* **Exercise directions**
Quote the data exactly, first line to the line containing "Chart.register(...registerables);", with no pictures.

****************************************

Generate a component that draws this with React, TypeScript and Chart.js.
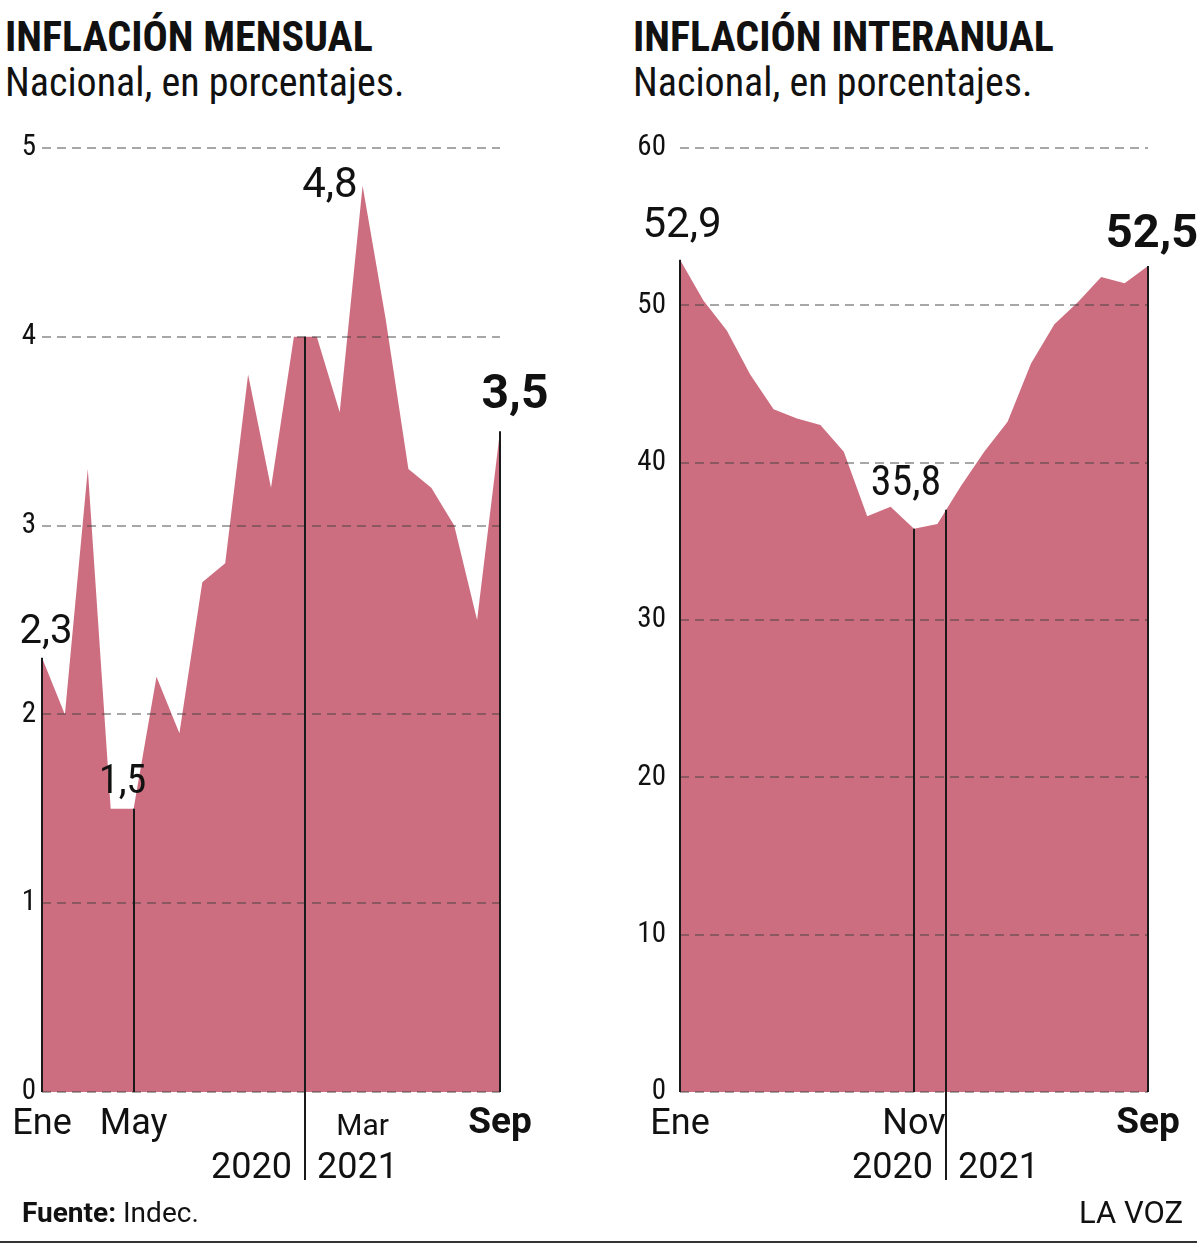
import React, { useEffect, useRef } from "react";
import { Chart, registerables } from "chart.js";

Chart.register(...registerables);

// ---------- data ----------
const MONTHS = [
  "Ene", "Feb", "Mar", "Abr", "May", "Jun", "Jul", "Ago", "Sep", "Oct", "Nov", "Dic",
  "Ene", "Feb", "Mar", "Abr", "May", "Jun", "Jul", "Ago", "Sep",
];
const YEARS = ["2020", "2021"];

const MONTHLY = [2.3, 2.0, 3.3, 1.5, 1.5, 2.2, 1.9, 2.7, 2.8, 3.8, 3.2, 4.0, 4.0, 3.6, 4.8, 4.1, 3.3, 3.2, 3.0, 2.5, 3.5];
const INTERANNUAL = [52.9, 50.3, 48.4, 45.6, 43.4, 42.8, 42.4, 40.7, 36.6, 37.2, 35.8, 36.1, 38.5, 40.7, 42.6, 46.3, 48.8, 50.2, 51.8, 51.4, 52.5];

const MONTHLY_Y_TICKS = [0, 1, 2, 3, 4, 5];
const INTERANNUAL_Y_TICKS = [0, 10, 20, 30, 40, 50, 60];

const MONTHLY_X_TICKS = [0, 4, 14, 20];
const INTERANNUAL_X_TICKS = [0, 10, 20];

const MONTHLY_MARKS = [0, 4, 20];
const INTERANNUAL_MARKS = [0, 10, 20];

const MONTHLY_VALUE_LABELS = [0, 4, 14, 20];
const INTERANNUAL_VALUE_LABELS = [0, 10, 20];

// ---------- styles ----------
const FILL = "rgb(204,110,128)";
const INK = "#111";
const FONT = "Roboto";

type LabelStyle = { dx: number; dy: number; align: CanvasTextAlign; size: number; bold?: boolean; condensed?: boolean };

const MONTHLY_LABEL_STYLE: Record<number, LabelStyle> = {
  0: { dx: 4, dy: -15, align: "center", size: 40, condensed: true },
  4: { dx: -11, dy: -16, align: "center", size: 40, condensed: true },
  14: { dx: -5, dy: 11, align: "right", size: 42, condensed: true },
  20: { dx: 15, dy: -23, align: "center", size: 48, bold: true },
};
const INTERANNUAL_LABEL_STYLE: Record<number, LabelStyle> = {
  0: { dx: 2, dy: -23, align: "center", size: 42, condensed: true },
  10: { dx: -8, dy: -34, align: "center", size: 42, condensed: true },
  20: { dx: 4, dy: -19, align: "center", size: 47, bold: true },
};

const fmt = (v: number) => v.toFixed(1).replace(".", ",");

type Cfg = {
  values: number[];
  yTicks: number[];
  xTicks: number[];
  marks: number[];
  valueLabels: number[];
  labelStyle: Record<number, LabelStyle>;
  sep: number;
  smallTick?: number;
  yAxisWidth: number;
  tickPad: number;
  padRight: number;
};

function annotPlugin(cfg: Cfg) {
  return {
    id: "annot",
    beforeDraw(chart: any) {
      chart.ctx.fontStretch = "condensed";
    },
    afterDatasetsDraw(chart: any) {
      chart.ctx.fontStretch = "normal";
    },
    afterDraw(chart: any) {
      const ctx = chart.ctx as CanvasRenderingContext2D & { fontStretch: string };
      const xs = chart.scales.x;
      const ys = chart.scales.y;
      const vals = cfg.values;
      const y0 = ys.getPixelForValue(0);
      ctx.save();
      ctx.strokeStyle = "#1a1a1a";
      ctx.lineWidth = 2;
      for (const i of cfg.marks) {
        const px = Math.round(xs.getPixelForValue(i));
        ctx.beginPath();
        ctx.moveTo(px, ys.getPixelForValue(vals[i]));
        ctx.lineTo(px, y0);
        ctx.stroke();
      }
      // year separator
      const i0 = Math.floor(cfg.sep);
      const v = vals[i0] + (vals[i0 + 1] - vals[i0]) * (cfg.sep - i0);
      const sx = Math.round(xs.getPixelForValue(cfg.sep));
      ctx.beginPath();
      ctx.moveTo(sx, ys.getPixelForValue(v));
      ctx.lineTo(sx, y0 + 88);
      ctx.stroke();

      ctx.fillStyle = INK;
      ctx.fontStretch = "normal";
      ctx.font = `36px ${FONT}`;
      ctx.textBaseline = "alphabetic";
      ctx.textAlign = "right";
      ctx.fillText(YEARS[0], sx - 13, y0 + 86);
      ctx.textAlign = "left";
      ctx.fillText(YEARS[1], sx + 12, y0 + 86);

      for (const i of cfg.valueLabels) {
        const st = cfg.labelStyle[i];
        ctx.fontStretch = st.condensed ? "condensed" : "normal";
        ctx.font = `${st.bold ? "bold " : ""}${st.size}px ${FONT}`;
        ctx.textAlign = st.align;
        ctx.fillText(fmt(vals[i]), xs.getPixelForValue(i) + st.dx, ys.getPixelForValue(vals[i]) + st.dy);
      }
      ctx.restore();
    },
  };
}

function AreaChart({ cfg, left }: { cfg: Cfg; left: number }) {
  const ref = useRef<HTMLCanvasElement>(null);
  useEffect(() => {
    const canvas = ref.current!;
    const step = cfg.yTicks[1] - cfg.yTicks[0];
    const chart = new Chart(canvas, {
      type: "line",
      data: {
        labels: MONTHS,
        datasets: [
          {
            data: cfg.values,
            fill: "origin",
            backgroundColor: FILL,
            borderWidth: 0,
            pointRadius: 0,
            tension: 0,
          },
        ],
      },
      options: {
        animation: false,
        responsive: false,
        devicePixelRatio: 1,
        layout: { padding: { top: 48, right: cfg.padRight, bottom: 0, left: 0 } },
        plugins: { legend: { display: false }, tooltip: { enabled: false } },
        scales: {
          x: {
            type: "category",
            offset: false,
            grid: { display: false, drawTicks: false },
            border: { display: false },
            afterFit: (s: any) => {
              s.height = 108;
            },
            ticks: {
              autoSkip: false,
              maxRotation: 0,
              minRotation: 0,
              padding: 10,
              color: INK,
              callback: (_v: any, i: number) => (cfg.xTicks.includes(i) ? MONTHS[i] : ""),
              font: (c: any) => {
                const i = c.index;
                if (i === MONTHS.length - 1) return { family: FONT, size: 37, weight: "bold", lineHeight: 1.2 };
                if (i === cfg.smallTick) return { family: FONT, size: 30, lineHeight: 1.68 };
                return { family: FONT, size: 36, lineHeight: 1.25 };
              },
            },
          },
          y: {
            z: 1,
            min: cfg.yTicks[0],
            max: cfg.yTicks[cfg.yTicks.length - 1],
            afterFit: (s: any) => {
              s.width = cfg.yAxisWidth;
            },
            grid: { z: 1, color: "rgba(60,60,60,0.45)", lineWidth: 2, drawTicks: false },
            border: { display: false, dash: [9, 6] },
            ticks: {
              stepSize: step,
              padding: cfg.tickPad,
              color: INK,
              font: { family: FONT, size: 29 },
            },
          },
        },
      },
      plugins: [annotPlugin(cfg)],
    });
    return () => chart.destroy();
  }, [cfg]);
  return (
    <canvas
      ref={ref}
      width={600}
      height={1100}
      style={{ position: "absolute", left, top: 100, width: 600, height: 1100, display: "block" }}
    />
  );
}

const MONTHLY_CFG: Cfg = {
  values: MONTHLY,
  yTicks: MONTHLY_Y_TICKS,
  xTicks: MONTHLY_X_TICKS,
  marks: MONTHLY_MARKS,
  valueLabels: MONTHLY_VALUE_LABELS,
  labelStyle: MONTHLY_LABEL_STYLE,
  sep: 11.5,
  smallTick: 14,
  yAxisWidth: 42,
  tickPad: 6,
  padRight: 100,
};
const INTERANNUAL_CFG: Cfg = {
  values: INTERANNUAL,
  yTicks: INTERANNUAL_Y_TICKS,
  xTicks: INTERANNUAL_X_TICKS,
  marks: INTERANNUAL_MARKS,
  valueLabels: INTERANNUAL_VALUE_LABELS,
  labelStyle: INTERANNUAL_LABEL_STYLE,
  sep: 11.375,
  yAxisWidth: 80,
  tickPad: 14,
  padRight: 52,
};

function Txt(props: {
  left?: number;
  right?: number;
  top: number;
  size: number;
  bold?: boolean;
  condensed?: boolean;
  children: React.ReactNode;
}) {
  const { left, right, top, size, bold, condensed, children } = props;
  return (
    <div
      style={{
        position: "absolute",
        left,
        right,
        top,
        fontFamily: FONT,
        fontSize: size,
        lineHeight: `${size}px`,
        fontWeight: bold ? 700 : 400,
        fontStretch: condensed ? "condensed" : "normal",
        whiteSpace: "nowrap",
        color: INK,
      }}
    >
      {children}
    </div>
  );
}

export default function App() {
  useEffect(() => {
    document.body.style.margin = "0";
    document.body.style.background = "#fff";
  }, []);
  return (
    <div style={{ position: "relative", width: 1200, height: 1248, overflow: "hidden", background: "#fff" }}>
      <Txt left={5} top={16} size={42} bold condensed>
        INFLACIÓN MENSUAL
      </Txt>
      <Txt left={5} top={63} size={40} condensed>
        Nacional, en porcentajes.
      </Txt>
      <Txt left={633} top={16} size={42} bold condensed>
        INFLACIÓN INTERANUAL
      </Txt>
      <Txt left={633} top={63} size={40} condensed>
        Nacional, en porcentajes.
      </Txt>

      <AreaChart cfg={MONTHLY_CFG} left={0} />
      <AreaChart cfg={INTERANNUAL_CFG} left={600} />

      <Txt left={22} top={1199} size={28}>
        <b>Fuente:</b> Indec.
      </Txt>
      <Txt right={17} top={1197} size={31}>
        LA VOZ
      </Txt>
      <div style={{ position: "absolute", left: 0, top: 1241, width: 1197, height: 2, background: "#333" }} />
    </div>
  );
}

****************************************

* **Result for this exercise**
Generate a component that draws this with React, TypeScript and Chart.js.
import React, { useEffect, useRef } from "react";
import { Chart, registerables } from "chart.js";

Chart.register(...registerables);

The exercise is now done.